I am using suffixtree to retrive matched substring. The readme
file contains an example as --
>>> import SuffixTree.SubstringDict
>>> d = SubstringDict.SubstringDict()
>>> d['foobar'] = 1
>>> d['barfoo'] = 2
>>> d['forget'] = 3
>>> d['oo']
[1, 2]
The query returns values of all the strings matched withoo
. But I didn't find any way to retrieve values as well. For example I want the result of the kind --
>>> d['oo']
[['foobar', 1],
['barfoo', 2]]
This class contains only the methods ['__doc__', '__getitem__', '__init__', '__module__', '__setitem__', '_addToTree', '_lookupKeys', 'debug']

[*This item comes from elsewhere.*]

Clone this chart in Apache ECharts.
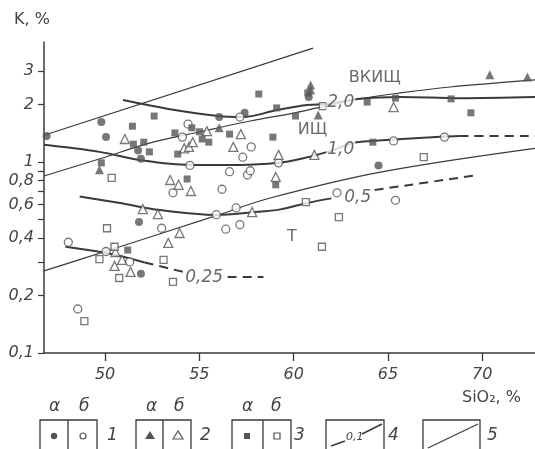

, and I could not used that to reach my desired output.
I found an alternate solution to get my required result, which I got the idea from the method _dictWordsTree()
in the source file. I have rewritten the code as --
>>> import SuffixTree.SubstringDict
>>> d = SubstringDict.SubstringDict()
>>> d['foobar'] = ['foobar', 1]
>>> d['barfoo'] = ['barfoo', 2]
>>> d['forget'] = ['forget', 3]
>>> d['fo']
[['foobar', 1], ['barfoo', 2], ['forget', 3]]
And I got the desired output. How can I get my required output without additionally storing the key as value(I have large dataset ~20MB)? (I searched for similar 1, 2, 3, 4, 5 threads, but it didn't help me).